Copy every line of the data exactly, leaving nothing out.

'''

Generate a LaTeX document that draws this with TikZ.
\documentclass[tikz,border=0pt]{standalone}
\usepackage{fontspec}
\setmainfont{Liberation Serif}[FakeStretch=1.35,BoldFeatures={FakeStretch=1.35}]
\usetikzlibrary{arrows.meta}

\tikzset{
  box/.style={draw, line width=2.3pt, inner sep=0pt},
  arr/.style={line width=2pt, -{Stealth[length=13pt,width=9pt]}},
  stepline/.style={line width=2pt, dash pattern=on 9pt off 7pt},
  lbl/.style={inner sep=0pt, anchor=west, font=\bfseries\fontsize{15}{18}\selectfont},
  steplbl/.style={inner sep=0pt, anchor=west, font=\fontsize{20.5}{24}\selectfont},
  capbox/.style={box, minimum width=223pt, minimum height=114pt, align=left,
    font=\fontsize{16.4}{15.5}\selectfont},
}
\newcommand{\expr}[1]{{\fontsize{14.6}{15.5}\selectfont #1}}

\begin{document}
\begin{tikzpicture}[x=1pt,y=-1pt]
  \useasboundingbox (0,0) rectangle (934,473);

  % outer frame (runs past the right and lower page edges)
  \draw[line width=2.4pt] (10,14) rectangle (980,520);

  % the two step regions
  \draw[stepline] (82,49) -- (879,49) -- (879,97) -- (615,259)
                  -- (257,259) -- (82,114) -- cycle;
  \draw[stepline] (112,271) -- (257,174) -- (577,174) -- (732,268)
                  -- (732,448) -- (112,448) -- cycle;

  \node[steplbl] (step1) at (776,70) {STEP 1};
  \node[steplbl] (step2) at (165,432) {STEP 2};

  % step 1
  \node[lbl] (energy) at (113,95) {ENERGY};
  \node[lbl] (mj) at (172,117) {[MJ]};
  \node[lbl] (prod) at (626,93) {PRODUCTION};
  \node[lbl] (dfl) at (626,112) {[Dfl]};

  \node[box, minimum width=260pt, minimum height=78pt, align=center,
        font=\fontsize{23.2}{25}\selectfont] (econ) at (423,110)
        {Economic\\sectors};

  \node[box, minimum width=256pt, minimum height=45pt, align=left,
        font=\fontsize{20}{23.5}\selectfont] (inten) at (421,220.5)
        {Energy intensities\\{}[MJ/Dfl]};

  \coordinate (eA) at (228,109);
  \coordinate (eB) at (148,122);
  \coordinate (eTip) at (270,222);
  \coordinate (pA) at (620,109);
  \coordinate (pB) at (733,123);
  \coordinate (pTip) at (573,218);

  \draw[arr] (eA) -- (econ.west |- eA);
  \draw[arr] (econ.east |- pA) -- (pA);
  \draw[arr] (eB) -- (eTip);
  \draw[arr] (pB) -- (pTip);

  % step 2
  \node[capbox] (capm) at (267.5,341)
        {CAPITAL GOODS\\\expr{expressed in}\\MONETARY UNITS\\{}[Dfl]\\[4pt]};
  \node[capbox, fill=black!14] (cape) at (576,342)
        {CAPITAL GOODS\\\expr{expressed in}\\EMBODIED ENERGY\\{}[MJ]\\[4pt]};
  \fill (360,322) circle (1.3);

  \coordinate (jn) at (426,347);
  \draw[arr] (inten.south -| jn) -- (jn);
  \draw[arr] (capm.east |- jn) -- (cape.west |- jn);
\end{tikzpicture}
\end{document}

'''

= Answer to the problem =
Generate a LaTeX document that draws this with TikZ.
\documentclass[tikz,border=0pt]{standalone}
\usepackage{fontspec}
\setmainfont{Liberation Serif}[FakeStretch=1.35,BoldFeatures={FakeStretch=1.35}]
\usetikzlibrary{arrows.meta}

\tikzset{
  box/.style={draw, line width=2.3pt, inner sep=0pt},
  arr/.style={line width=2pt, -{Stealth[length=13pt,width=9pt]}},
  stepline/.style={line width=2pt, dash pattern=on 9pt off 7pt},
  lbl/.style={inner sep=0pt, anchor=west, font=\bfseries\fontsize{15}{18}\selectfont},
  steplbl/.style={inner sep=0pt, anchor=west, font=\fontsize{20.5}{24}\selectfont},
  capbox/.style={box, minimum width=223pt, minimum height=114pt, align=left,
    font=\fontsize{16.4}{15.5}\selectfont},
}
\newcommand{\expr}[1]{{\fontsize{14.6}{15.5}\selectfont #1}}

\begin{document}
\begin{tikzpicture}[x=1pt,y=-1pt]
  \useasboundingbox (0,0) rectangle (934,473);

  % outer frame (runs past the right and lower page edges)
  \draw[line width=2.4pt] (10,14) rectangle (980,520);

  % the two step regions
  \draw[stepline] (82,49) -- (879,49) -- (879,97) -- (615,259)
                  -- (257,259) -- (82,114) -- cycle;
  \draw[stepline] (112,271) -- (257,174) -- (577,174) -- (732,268)
                  -- (732,448) -- (112,448) -- cycle;

  \node[steplbl] (step1) at (776,70) {STEP 1};
  \node[steplbl] (step2) at (165,432) {STEP 2};

  % step 1
  \node[lbl] (energy) at (113,95) {ENERGY};
  \node[lbl] (mj) at (172,117) {[MJ]};
  \node[lbl] (prod) at (626,93) {PRODUCTION};
  \node[lbl] (dfl) at (626,112) {[Dfl]};

  \node[box, minimum width=260pt, minimum height=78pt, align=center,
        font=\fontsize{23.2}{25}\selectfont] (econ) at (423,110)
        {Economic\\sectors};

  \node[box, minimum width=256pt, minimum height=45pt, align=left,
        font=\fontsize{20}{23.5}\selectfont] (inten) at (421,220.5)
        {Energy intensities\\{}[MJ/Dfl]};

  \coordinate (eA) at (228,109);
  \coordinate (eB) at (148,122);
  \coordinate (eTip) at (270,222);
  \coordinate (pA) at (620,109);
  \coordinate (pB) at (733,123);
  \coordinate (pTip) at (573,218);

  \draw[arr] (eA) -- (econ.west |- eA);
  \draw[arr] (econ.east |- pA) -- (pA);
  \draw[arr] (eB) -- (eTip);
  \draw[arr] (pB) -- (pTip);

  % step 2
  \node[capbox] (capm) at (267.5,341)
        {CAPITAL GOODS\\\expr{expressed in}\\MONETARY UNITS\\{}[Dfl]\\[4pt]};
  \node[capbox, fill=black!14] (cape) at (576,342)
        {CAPITAL GOODS\\\expr{expressed in}\\EMBODIED ENERGY\\{}[MJ]\\[4pt]};
  \fill (360,322) circle (1.3);

  \coordinate (jn) at (426,347);
  \draw[arr] (inten.south -| jn) -- (jn);
  \draw[arr] (capm.east |- jn) -- (cape.west |- jn);
\end{tikzpicture}
\end{document}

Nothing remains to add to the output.